Okay, there is a lot of speculation this morning about how much trouble Trump is actually in. Republicans are screaming “criminal leaks” at the top of their lungs, trying to distract from the fact that Trump is now the target of an FBI criminal investigation. Even Nicholas “I Go to Africa So You Don’t Have To” Kristof is going native. Comparing Trump’s Russia collusion with Nixon’s sabotage of Johnson’s peace deal to end the war in Vietnam, Kristof takes a deep breath and exudes this: “To me, that, too, would amount to treason.” (Lotta commas, there, Nick, to say something real simple.) Other pundits are talking about special prosecutors and 9/11 style “investigations.” I think we can all agree that things are getting very serious for Trump. He just might be forced from office one way or another. Now comes speculation about whether he’ll actually leave if impeached. He has never admitted that he’s done a single thing wrong or that he’s told a single lie, so why should he admit to high crimes and misdemeanors? Some are saying that Bannon and Trump will turn the White House into the Alamo and be the last men standing.

If it comes down to it, they’ll get him out of there. But how? Well, I happen to have a story that might shed some light on how Trump will actually be forced out of the Oval Office.

Back in 1970, Major General Samuel W. Koster Jr. was enjoying his position as Superintendent of the United States Military Academy. In fact, he was Supe when I graduated the year before. All of a sudden, the My Lai massacre was exposed by Seymor Hersh, Lt. Calley was charged with murder, and Koster, who was in command of the Americal Division and actually ordered the attack on My Lai, was accused of covering up the massacre. He was stripped of his Distinguished Service Medal, demoted to Brigadier General and relieved of his position as Superintendent at West Point.

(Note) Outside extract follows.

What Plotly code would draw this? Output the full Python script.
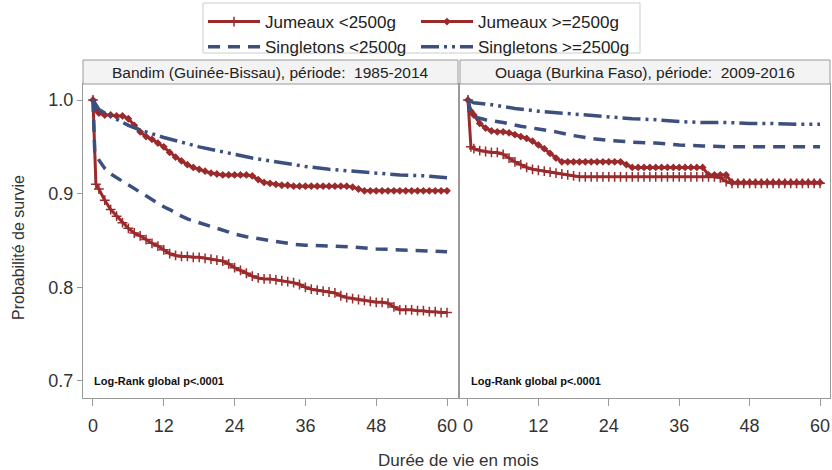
import plotly.graph_objects as go

# ---------------- data ----------------
red_months = [0, 0.5] + list(range(1, 61))

bandim_jum_lt = [1.0, 0.910, 0.905, 0.893, 0.883, 0.876, 0.869, 0.863, 0.858, 0.855,
                 0.851, 0.847, 0.844, 0.840, 0.836, 0.834, 0.833, 0.833, 0.832, 0.832,
                 0.831, 0.830, 0.829, 0.828, 0.825, 0.821, 0.818, 0.815, 0.812, 0.810,
                 0.809, 0.809, 0.808, 0.807, 0.806, 0.805, 0.803, 0.800, 0.798, 0.797,
                 0.796, 0.795, 0.794, 0.791, 0.789, 0.788, 0.787, 0.786, 0.785, 0.784,
                 0.784, 0.783, 0.779, 0.776, 0.776, 0.776, 0.775, 0.775, 0.774, 0.774,
                 0.773, 0.773]
bandim_jum_ge = [1.0, 0.990, 0.986, 0.984, 0.984, 0.983, 0.983, 0.980, 0.973, 0.966,
                 0.961, 0.958, 0.954, 0.950, 0.944, 0.939, 0.935, 0.931, 0.928, 0.926,
                 0.924, 0.922, 0.921, 0.920, 0.920, 0.920, 0.920, 0.920, 0.919, 0.915,
                 0.912, 0.911, 0.910, 0.909, 0.909, 0.908, 0.908, 0.908, 0.908, 0.908,
                 0.908, 0.908, 0.908, 0.908, 0.908, 0.907, 0.905, 0.903, 0.903, 0.903,
                 0.903, 0.903, 0.903, 0.903, 0.903, 0.903, 0.903, 0.903, 0.903, 0.903,
                 0.903, 0.903]
bandim_sing_lt_t = [0, 0.3, 1, 2, 3, 4, 5, 6, 7, 8, 9, 10, 11, 12, 13, 14, 15, 16, 17, 18,
                    19, 20, 21, 22, 23, 24, 26, 28, 30, 32, 34, 36, 40, 44, 48, 52, 56, 60]
bandim_sing_lt = [1.0, 0.945, 0.936, 0.927, 0.921, 0.917, 0.913, 0.909, 0.905, 0.901,
                  0.898, 0.894, 0.890, 0.886, 0.883, 0.879, 0.876, 0.873, 0.871, 0.869,
                  0.867, 0.865, 0.863, 0.861, 0.859, 0.857, 0.854, 0.852, 0.850, 0.848,
                  0.846, 0.845, 0.844, 0.843, 0.841, 0.840, 0.839, 0.838]
bandim_sing_ge_t = [0, 1, 2, 4, 6, 8, 10, 12, 15, 18, 21, 24, 27, 30, 33, 36, 40, 44, 48, 52, 56, 60]
bandim_sing_ge = [1.0, 0.990, 0.986, 0.979, 0.973, 0.968, 0.964, 0.960, 0.955, 0.950, 0.946,
                  0.942, 0.938, 0.935, 0.932, 0.929, 0.926, 0.924, 0.922, 0.920, 0.919, 0.917]

ouaga_jum_lt = [1.0, 0.950, 0.948, 0.946, 0.945, 0.944, 0.944, 0.942, 0.938, 0.934,
                0.931, 0.928, 0.926, 0.925, 0.924, 0.923, 0.922, 0.921, 0.920, 0.919,
                0.918, 0.918, 0.918, 0.918, 0.918, 0.918, 0.918, 0.918, 0.918, 0.918,
                0.918, 0.918, 0.918, 0.918, 0.918, 0.918, 0.918, 0.918, 0.918, 0.918,
                0.918, 0.918, 0.918, 0.918, 0.917, 0.913, 0.911, 0.911, 0.911, 0.911,
                0.911, 0.911, 0.911, 0.911, 0.911, 0.911, 0.911, 0.911, 0.911, 0.911,
                0.911, 0.911]
ouaga_jum_ge = [1.0, 0.988, 0.984, 0.975, 0.970, 0.967, 0.966, 0.966, 0.965, 0.963,
                0.961, 0.959, 0.956, 0.952, 0.948, 0.943, 0.938, 0.934, 0.934, 0.934,
                0.934, 0.934, 0.934, 0.934, 0.934, 0.934, 0.934, 0.934, 0.931, 0.928,
                0.928, 0.928, 0.928, 0.928, 0.928, 0.928, 0.928, 0.928, 0.928, 0.928,
                0.928, 0.928, 0.920, 0.920, 0.920, 0.920, 0.912, 0.912, 0.912, 0.912,
                0.912, 0.912, 0.912, 0.912, 0.912, 0.912, 0.912, 0.912, 0.912, 0.912,
                0.912, 0.912]
ouaga_sing_lt_t = [0, 0.5, 1, 3, 6, 9, 12, 15, 18, 21, 24, 28, 32, 36, 40, 44, 50, 60]
ouaga_sing_lt = [1.0, 0.985, 0.982, 0.979, 0.976, 0.972, 0.969, 0.966, 0.962, 0.959,
                 0.957, 0.955, 0.954, 0.952, 0.951, 0.950, 0.950, 0.950]
ouaga_sing_ge_t = [0, 1, 4, 8, 12, 16, 20, 24, 28, 32, 36, 40, 44, 48, 52, 56, 60]
ouaga_sing_ge = [1.0, 0.997, 0.995, 0.991, 0.988, 0.986, 0.984, 0.982, 0.980, 0.979,
                 0.977, 0.976, 0.976, 0.975, 0.975, 0.974, 0.974]

series_names = ["Jumeaux <2500g", "Jumeaux >=2500g", "Singletons <2500g", "Singletons >=2500g"]
panel_titles = ["Bandim (Guinée-Bissau), période:  1985-2014",
                "Ouaga (Burkina Faso), période:  2009-2016"]
x_ticks = [0, 12, 24, 36, 48, 60]
y_ticks = [0.7, 0.8, 0.9, 1.0]
y_ticklabels = ["0.7", "0.8", "0.9", "1.0"]
annot_text = "Log-Rank global p<.0001"
x_title = "Durée de vie en mois"
y_title = "Probabilité de survie"

# ---------------- styling ----------------
RED = "#9a2a2c"
BLUE = "#3c4f7e"
FONT = "Liberation Sans, Arial, sans-serif"
W, H = 832, 470
ML, MR, MT, MB = 83, 2, 84, 72
PW = W - ML - MR
PH = H - MT - MB

panels = [
    dict(xa="x", ya="y",
         data=[(red_months, bandim_jum_lt), (red_months, bandim_jum_ge),
               (bandim_sing_lt_t, bandim_sing_lt), (bandim_sing_ge_t, bandim_sing_ge)]),
    dict(xa="x2", ya="y2",
         data=[(red_months, ouaga_jum_lt), (red_months, ouaga_jum_ge),
               (ouaga_sing_lt_t, ouaga_sing_lt), (ouaga_sing_ge_t, ouaga_sing_ge)]),
]

styles = [
    dict(mode="lines+markers", line=dict(color=RED, width=3),
         marker=dict(symbol="cross-thin", size=7, color=RED, line=dict(color=RED, width=1.5))),
    dict(mode="lines+markers", line=dict(color=RED, width=3),
         marker=dict(symbol="diamond", size=6, color=RED, line=dict(width=0))),
    dict(mode="lines", line=dict(color=BLUE, width=3.5, dash="12px,8px")),
    dict(mode="lines", line=dict(color=BLUE, width=3.5, dash="18px,5px,3px,5px,3px,5px")),
]
# legend column for each series: first column = "<2500g", second = ">=2500g"
legend_of = ["legend", "legend2", "legend", "legend2"]

fig = go.Figure()
for pi, p in enumerate(panels):
    for si, (tx, vy) in enumerate(p["data"]):
        fig.add_trace(go.Scatter(x=tx, y=vy, name=series_names[si], legendgroup=series_names[si],
                                 legend=legend_of[si], showlegend=(pi == 0),
                                 xaxis=p["xa"], yaxis=p["ya"], hoverinfo="skip", **styles[si]))

left_dom = [0, (458 - ML) / PW]
right_dom = [(460 - ML) / PW, 1]

axis_common = dict(showgrid=False, zeroline=False, showline=True, mirror=True,
                   linecolor="#9a9a9a", linewidth=1)
xcommon = dict(axis_common, tickvals=x_ticks, ticks="outside", ticklen=7, tickcolor="#9a9a9a",
               ticklabelstandoff=4,
               tickfont=dict(family=FONT, size=18, color="#333333"))

leg_common = dict(orientation="v", xanchor="left", y=1 + (MT - 4) / PH, yanchor="top",
                  borderwidth=0, bgcolor="rgba(0,0,0,0)", tracegroupgap=0, itemwidth=52,
                  font=dict(family=FONT, size=17, color="#222222"))

fig.update_layout(
    width=W, height=H,
    margin=dict(l=ML, r=MR, t=MT, b=MB),
    paper_bgcolor="white", plot_bgcolor="white",
    font=dict(family=FONT, color="#333333"),
    xaxis=dict(xcommon, domain=left_dom, range=[-1.69, 61.86], anchor="y"),
    xaxis2=dict(xcommon, domain=right_dom, range=[-1.36, 61.7], anchor="y2"),
    yaxis=dict(axis_common, domain=[0, 1], range=[0.6818, 1.0171], tickvals=y_ticks,
               ticktext=y_ticklabels, ticks="outside", ticklen=5, tickcolor="#9a9a9a",
               tickfont=dict(family=FONT, size=18, color="#333333"), anchor="x"),
    yaxis2=dict(axis_common, domain=[0, 1], range=[0.6818, 1.0171], showticklabels=False,
                anchor="x2"),
    legend=dict(leg_common, x=(203 - ML) / PW),
    legend2=dict(leg_common, x=(416 - ML) / PW),
)

# legend frame
fig.add_shape(type="rect", xref="paper", yref="paper",
              x0=(203 - ML) / PW, x1=(640 - ML) / PW,
              y0=1 + (MT - 53) / PH, y1=1 + (MT - 3) / PH,
              fillcolor="white", line=dict(color="#cccccc", width=1), layer="below")

strip_h = 24 / PH
for dom, title in zip([left_dom, right_dom], panel_titles):
    fig.add_shape(type="rect", xref="paper", yref="paper", x0=dom[0], x1=dom[1],
                  y0=1, y1=1 + strip_h, fillcolor="#f3f3f3", line=dict(color="#9a9a9a", width=1))
    fig.add_annotation(text=title, xref="paper", yref="paper", x=(dom[0] + dom[1]) / 2,
                       y=1 + strip_h / 2, showarrow=False, xanchor="center", yanchor="middle",
                       font=dict(family=FONT, size=15.5, color="#222222"))
    fig.add_annotation(text="<b>" + annot_text + "</b>", xref="paper", yref="paper",
                       x=dom[0] + 9 / PW, y=17 / PH, showarrow=False, xanchor="left",
                       yanchor="middle", font=dict(family=FONT, size=11, color="#111111"))

fig.add_annotation(text=x_title, xref="paper", yref="paper", x=(458 - ML) / PW,
                   y=-(460 - (MT + PH)) / PH, showarrow=False, xanchor="center", yanchor="middle",
                   font=dict(family=FONT, size=17, color="#333333"))
fig.add_annotation(text=y_title, xref="paper", yref="paper", x=(18 - ML) / PW,
                   y=(MT + PH - 248) / PH, showarrow=False, xanchor="center", yanchor="middle",
                   textangle=-90, font=dict(family=FONT, size=16, color="#333333"))

fig.write_html("out.html", config={"displayModeBar": False},
               post_script="document.body.style.margin='0px';document.body.style.padding='0px';")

And there things stood for several days. Koster had been fired and ordered to leave his position at West Point, but he didn’t leave. A couple of generals at the Pentagon called him on the phone and ordered him to remove himself from West Point, but he refused. So a lowly Major, who happened to be a friend of mine, was given a ticket to New York and told to rent a car and go up to West Point and get Koster out of there. He did as he was told and arrived at the Headquarters Building at West Point armed with a paper copy of the orders relieving Koster of his command and ordering him out of there. He told Koster’s secretary he wanted to see the general. She went into his office and came back out and informed the Major that Koster wouldn’t see him. So this Major, a man who stood FIVE RANKS beneath Major General Koster, opened the door to Koster’s office, walked in there, handed Koster the written orders removing him as Superintendent and told him he was under orders to stand there until Koster vacated his office. And he did it. He stood there until Koster gathered up some papers and jammed them in a briefcase and physically left the Headquarters Building. That’s what it took to get Koster out.

Koster was assigned to a no-show job elsewhere in the Army for three years while he appealed his ouster. He lost his appeals and was forced to retire in 1973. At that time, he hired a West Point classmate of mine as his lawyer, a man he had tagged as a “troublemaker” when he was a cadet at West Point. My classmate spent the next 12 years filing appeal after appeal for Koster, trying to get his second star back. Koster paid him thousands of dollars in legal fees for this snipe hunt. Ultimately, the appeals failed and Koster gave up. But not without a fight.

I would expect Trump to adopt the Koster strategy. He’ll stay in office until he is forcibly removed from the White House. Then he’ll spend the rest of his life and millions of dollars fighting to get his job back.

And he’ll lose, just like Koster did.